Transportation is typically the third-highest contributor to the wholesale cost of ethanol—after feedstock and energy. Balancing transportation operating expenses with fixed infrastructure costs can be critical to sustained profitability for each ethanol plant.

Ethanol Exports

The demand for shipping ethanol to export markets has also risen with the surge in U.S. ethanol production. While shipments to Canada and Mexico are primarily by rail or trucks, shipments to other destinations are by ocean. Although blending mandates have affected U.S. fuel ethanol exports to some countries, others may use it only as an additive to gasoline.
The pattern of U.S. trade in ethanol changed significantly after 2010, when the United States became a large exporter of ethanol—attributable to saturation in the domestic ethanol market and decreased availability of Brazilian ethanol exports to the rest of the world. As exports grow, so do rail movements of ethanol to the coastal export regions.

Exports of Distillers’ Dried Grains with Solubles (DDGS) 
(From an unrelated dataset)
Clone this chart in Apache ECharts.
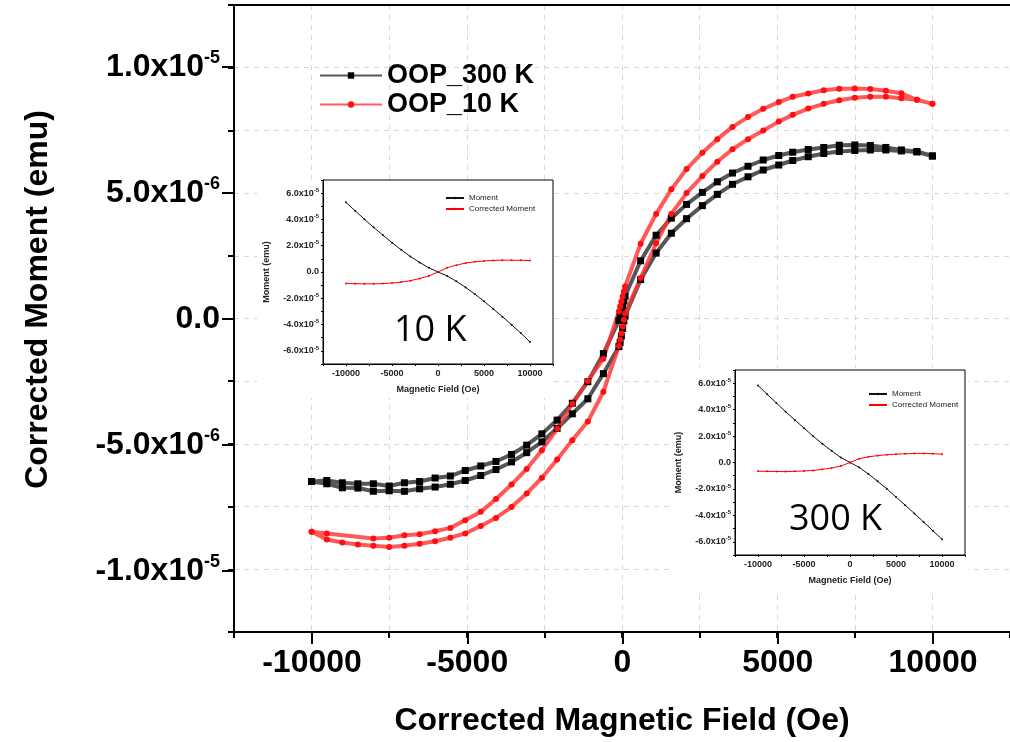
<!DOCTYPE html>
<html><head><meta charset="utf-8">
<script src="https://cdn.jsdelivr.net/npm/echarts@6.0.0/dist/echarts.min.js"></script>
<style>html,body{margin:0;padding:0;background:#fff}#c{width:1010px;height:742px}</style>
</head><body><div id="c"></div>
<script>
// ---- Main loops: field (Oe), moment in units of 1e-6 emu ----
const fieldDown = [10000,9500,9000,8500,8000,7500,7000,6500,6000,5500,5050,4550,4060,3560,3070,2590,2080,1590,1100,600,
  100,60,20,-20,-60,-100,
  -600,-1100,-1600,-2090,-2580,-3070,-3560,-4060,-4550,-5050,-5530,-6020,-6520,-7010,-7500,-8010,-8510,-9010,-9510,-10000];
const fieldUp = [-10000,-9510,-9010,-8510,-8010,-7500,-7010,-6520,-6020,-5530,-5050,-4550,-4060,-3560,-3070,-2580,-2090,-1600,-1100,-600,
  -100,-60,-20,20,60,100,
  600,1100,1590,2080,2590,3070,3560,4060,4550,5050,5500,6000,6500,7000,7500,8000,8500,9000,9500,10000];

const momentDown300 = [6.48,6.66,6.72,6.82,6.90,6.92,6.91,6.82,6.74,6.63,6.50,6.32,6.07,5.80,5.45,5.03,4.55,4.00,3.32,2.30,
  0.89,0.70,0.50,0.30,0.10,-0.08,
  -1.40,-2.52,-3.38,-4.05,-4.60,-5.05,-5.42,-5.70,-5.88,-6.06,-6.28,-6.36,-6.50,-6.55,-6.68,-6.59,-6.59,-6.55,-6.46,-6.50];
const momentUp300 = [-6.50,-6.59,-6.75,-6.76,-6.89,-6.87,-6.89,-6.79,-6.72,-6.61,-6.46,-6.26,-6.02,-5.72,-5.35,-4.92,-4.38,-3.80,-3.20,-2.20,
  -1.12,-0.95,-0.70,-0.40,-0.10,0.10,
  1.55,2.61,3.40,3.98,4.50,4.95,5.35,5.65,5.92,6.12,6.30,6.45,6.58,6.66,6.70,6.72,6.72,6.68,6.64,6.48];

const fieldDown10 = [10000,9500,9000,8500,8000,7500,7000,6500,6000,5500,5050,4550,4060,3560,3070,2590,2080,1590,1100,600,
  100,60,20,-20,-60,-100,
  -600,-1100,-1600,-2090,-2580,-3070,-3560,-4060,-4550,-5050,-5530,-6020,-6520,-7010,-7500,-8010,-9510,-10000];
const momentDown10 = [8.56,8.72,8.98,9.08,9.15,9.17,9.16,9.10,8.97,8.84,8.63,8.36,8.03,7.64,7.15,6.61,5.96,5.15,4.17,2.98,
  1.28,1.08,0.88,0.68,0.48,0.28,
  -1.60,-2.49,-3.40,-4.40,-5.25,-6.00,-6.62,-7.20,-7.71,-8.04,-8.35,-8.48,-8.60,-8.64,-8.74,-8.77,-8.57,-8.50];
const momentUp10 = [-8.50,-8.81,-8.93,-9.01,-9.06,-9.11,-9.06,-8.98,-8.88,-8.74,-8.57,-8.27,-7.95,-7.52,-6.98,-6.35,-5.62,-4.85,-4.11,-2.92,
  -1.10,-0.85,-0.60,-0.32,-0.05,0.20,
  1.61,3.00,4.17,5.00,5.68,6.25,6.75,7.15,7.50,7.85,8.12,8.37,8.56,8.70,8.80,8.84,8.84,8.78,8.72,8.56];

// ---- Insets: field (Oe), moment in units of 1e-5 emu ----
const insetField = [-10000,-9000,-8000,-7000,-6000,-5000,-4000,-3000,-2000,-1000,0,1000,2000,3000,4000,5000,6000,7000,8000,9000,10000];
const rawMoment10 = [5.30,4.65,4.02,3.40,2.81,2.23,1.69,1.18,0.73,0.32,0.00,-0.30,-0.71,-1.17,-1.68,-2.23,-2.81,-3.40,-4.02,-4.65,-5.32];
const corrMoment10 = [-0.87,-0.89,-0.90,-0.90,-0.88,-0.84,-0.77,-0.66,-0.50,-0.30,0.00,0.33,0.52,0.68,0.78,0.84,0.88,0.90,0.90,0.89,0.87];
const rawMoment300 = [5.83,5.16,4.50,3.85,3.22,2.60,1.99,1.42,0.88,0.38,0.00,-0.37,-0.87,-1.42,-1.99,-2.61,-3.23,-3.86,-4.50,-5.16,-5.81];
const corrMoment300 = [-0.66,-0.67,-0.68,-0.69,-0.67,-0.64,-0.60,-0.52,-0.42,-0.27,0.00,0.28,0.43,0.52,0.59,0.63,0.66,0.68,0.68,0.67,0.63];

// ---- Tick labels ----
const xTickValues = [-10000,-5000,0,5000,10000];
const yTickValues = [-10,-5,0,5,10];
const yTickMantissa = ['-1.0x10','-5.0x10','0.0','5.0x10','1.0x10'];
const yTickExp = ['-5','-6','','-6','-5'];
const insetYTickValues = [-6,-4,-2,0,2,4,6];
const insetYTickMantissa = ['-6.0x10','-4.0x10','-2.0x10','0.0','2.0x10','4.0x10','6.0x10'];
const insetYTickExp = ['-5','-5','-5','','-5','-5','-5'];

const zip = (a,b) => a.map((v,i)=>[v,b[i]]);
const loop300 = zip(fieldDown, momentDown300).concat(zip(fieldUp, momentUp300));
const loop10 = zip(fieldDown10, momentDown10).concat(zip(fieldUp, momentUp10));

const FONT = 'Liberation Sans';
function yMainFmt(v){
  const i = yTickValues.indexOf(v);
  if (i < 0) return '';
  return yTickExp[i] ? '{m|'+yTickMantissa[i]+'}{e|'+yTickExp[i]+'}' : '{m|'+yTickMantissa[i]+'}';
}
function yInsetFmt(v){
  const i = insetYTickValues.indexOf(v);
  if (i < 0) return '';
  return insetYTickExp[i] ? '{m|'+insetYTickMantissa[i]+'}{e|'+insetYTickExp[i]+'}' : '{m|'+insetYTickMantissa[i]+'}';
}
function xFmt(v){ return xTickValues.indexOf(v) >= 0 ? String(v) : ''; }

const insetAxisCommon = {
  z: 3,
  axisLine:{onZero:false, lineStyle:{color:'#000',width:1}},
  axisTick:{length:2,lineStyle:{color:'#000',width:1}},
  splitLine:{show:false},
  nameTextStyle:{fontFamily:FONT,fontSize:9,fontWeight:'bold',color:'#222'}
};
function insetX(grid){
  return Object.assign({}, insetAxisCommon, {
    type:'value', gridIndex:grid, min:-12500, max:12500, interval:2500,
    name:'Magnetic Field (Oe)', nameLocation:'middle', nameGap:21,
    axisLabel:{formatter:xFmt, margin:5, fontFamily:FONT, fontSize:9, fontWeight:'bold', color:'#222'}
  });
}
function insetY(grid){
  return Object.assign({}, insetAxisCommon, {
    type:'value', gridIndex:grid, min:-7, max:7, interval:1,
    name:'Moment (emu)', nameLocation:'middle', nameGap:52,
    axisLabel:{formatter:yInsetFmt, margin:4,
      rich:{m:{fontFamily:FONT,fontSize:9,fontWeight:'bold',color:'#222',lineHeight:12},
            e:{fontFamily:FONT,fontSize:6,fontWeight:'bold',color:'#222',lineHeight:9,verticalAlign:'top'}}}
  });
}
function insetSeries(name, data, xi, yi, color){
  return {name, type:'line', xAxisIndex:xi, yAxisIndex:yi, data, z:4,
    symbol:'circle', symbolSize:2, showSymbol:true,
    itemStyle:{color}, lineStyle:{color, width:1}};
}

const chart = echarts.init(document.getElementById('c'), null, {renderer:'canvas'});
chart.setOption({
  animation:false,
  backgroundColor:'#fff',
  grid:[
    {left:234, right:0, top:5, bottom:110},
    {left:312, right:77, top:67, bottom:171},
    {left:323, top:180, width:230, height:184, show:true, borderColor:'#000', borderWidth:1, backgroundColor:'transparent', z:3},
    {left:735, top:370, width:230, height:185, show:true, borderColor:'#000', borderWidth:1, backgroundColor:'transparent', z:3}
  ],
  xAxis:[
    {type:'value', gridIndex:0, min:-12500, max:12500, interval:2500,
      axisLine:{onZero:false, lineStyle:{color:'#000',width:2}}, axisTick:{length:6,lineStyle:{color:'#000',width:2}},
      axisLabel:{show:false},
      splitLine:{show:true,lineStyle:{color:'#d8d8d8',width:1,type:[5,5]}},
      name:'Corrected Magnetic Field (Oe)', nameLocation:'middle', nameGap:73,
      nameTextStyle:{fontFamily:FONT,fontSize:32,fontWeight:'bold',color:'#000'}},
    {type:'value', gridIndex:0, position:'top', min:-12500, max:12500,
      axisLine:{show:true, onZero:false, lineStyle:{color:'#000',width:2}}, axisTick:{show:false}, axisLabel:{show:false}, splitLine:{show:false}},
    {type:'value', gridIndex:1, min:-10000, max:10000, interval:5000, offset:61,
      axisLine:{show:false, onZero:false}, axisTick:{show:true, length:12,lineStyle:{color:'#000',width:2}},
      axisLabel:{formatter:xFmt, margin:15, fontFamily:FONT, fontSize:32, fontWeight:'bold', color:'#000'},
      splitLine:{show:false}},
    insetX(2), insetX(3)
  ],
  yAxis:[
    {type:'value', gridIndex:0, min:-12.5, max:12.5, interval:2.5,
      axisLine:{onZero:false, lineStyle:{color:'#000',width:2}}, axisTick:{length:6,lineStyle:{color:'#000',width:2}},
      axisLabel:{show:false},
      splitLine:{show:true,lineStyle:{color:'#d8d8d8',width:1,type:[5,5]}},
      name:'Corrected Moment (emu)', nameLocation:'middle', nameGap:180,
      nameTextStyle:{fontFamily:FONT,fontSize:32,fontWeight:'bold',color:'#000',padding:[0,0,0,38]}},
    {type:'value', gridIndex:1, min:-10, max:10, interval:5, offset:78,
      axisLine:{show:false, onZero:false}, axisTick:{show:true, length:12,lineStyle:{color:'#000',width:2}},
      axisLabel:{formatter:yMainFmt, margin:14,
        rich:{m:{fontFamily:FONT,fontSize:32,fontWeight:'bold',color:'#000',lineHeight:36},
              e:{fontFamily:FONT,fontSize:18,fontWeight:'bold',color:'#000',lineHeight:26,verticalAlign:'top'}}},
      splitLine:{show:false}},
    insetY(2), insetY(3)
  ],
  legend:[
    {data:['OOP_300 K','OOP_10 K'], orient:'vertical', left:314, top:57, itemWidth:62, itemHeight:8, itemGap:2,
      textStyle:{fontFamily:FONT,fontSize:27,fontWeight:'bold',color:'#000'}},
    {data:['Moment','Corrected Moment'], orient:'vertical', left:440, top:189, itemWidth:18, itemHeight:3, itemGap:3,
      textStyle:{fontFamily:FONT,fontSize:8,color:'#222'}, z:5},
    {data:['Moment','Corrected Moment'], orient:'vertical', left:863, top:385, itemWidth:18, itemHeight:3, itemGap:3,
      textStyle:{fontFamily:FONT,fontSize:8,color:'#222'}, z:5}
  ],
  graphic:[
    {type:'rect', z:1, shape:{x:257,y:180,width:296,height:218}, style:{fill:'#fff'}},
    {type:'rect', z:1, shape:{x:672,y:368,width:296,height:222}, style:{fill:'#fff'}},
    {type:'text', z:10, x:394, y:331, style:{text:'10 K', fontFamily:'Open Sans', fontSize:36, fill:'#000', align:'left', verticalAlign:'middle'}},
    {type:'text', z:10, x:789, y:520, style:{text:'300 K', fontFamily:'Open Sans', fontSize:36, fill:'#000', align:'left', verticalAlign:'middle'}}
  ],
  series:[
    {name:'OOP_300 K', type:'line', xAxisIndex:0, yAxisIndex:0, data:loop300, z:2,
      symbol:'rect', symbolSize:7, showSymbol:true, itemStyle:{color:'#000'},
      lineStyle:{color:'#383838', width:4, opacity:0.85}},
    {name:'OOP_10 K', type:'line', xAxisIndex:0, yAxisIndex:0, data:loop10, z:2,
      symbol:'circle', symbolSize:6, showSymbol:true, itemStyle:{color:'#ff1010'},
      lineStyle:{color:'#ff3030', width:4, opacity:0.8}},
    insetSeries('Moment', zip(insetField, rawMoment10), 3, 2, '#111'),
    insetSeries('Corrected Moment', zip(insetField, corrMoment10), 3, 2, '#ff0000'),
    insetSeries('Moment', zip(insetField, rawMoment300), 4, 3, '#111'),
    insetSeries('Corrected Moment', zip(insetField, corrMoment300), 4, 3, '#ff0000')
  ]
});
</script></body></html>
The primary coproduct of ethanol production is distillers’ grains. About a third of every bushel of corn used to make ethanol ends up as distillers’ grains, about 17.5 pounds if dried to approximately 10% moisture content. Distillers’ grains are popular with dairy producers and beef cattle feeders, with less use for hogs and poultry. It can be sold in wet form, or it can be dried to produce distillers’ dried grains (DDG).  If the solubles left over from distillation are added, the product is referred to as DDGS. The product is  less energy intensive and less expensive when sold in wet form, but its heavy weight requires it to be sold to locations near the ethanol plant to avoid high transportation costs. DDGS, which is lighter and easier to transport, is sold to locations that are more distant. The ethanol industry has continued to market DDGS overseas successfully, as exports have remained strong.

Bulk and Containerized DDGS Shipments

Exports of DDGS can easily shift between bulk and containerized ocean shipping. Several factors–such as container availability, freight rates, and shipment volume–determine the economic viability of bulk versus container. The growth in DDGS exports and changes in destination markets may also require the market to shift between bulk and containerized shipments. For example, some emerging destinations require mostly bulk shipment of DDGS whereas others can only accept containers.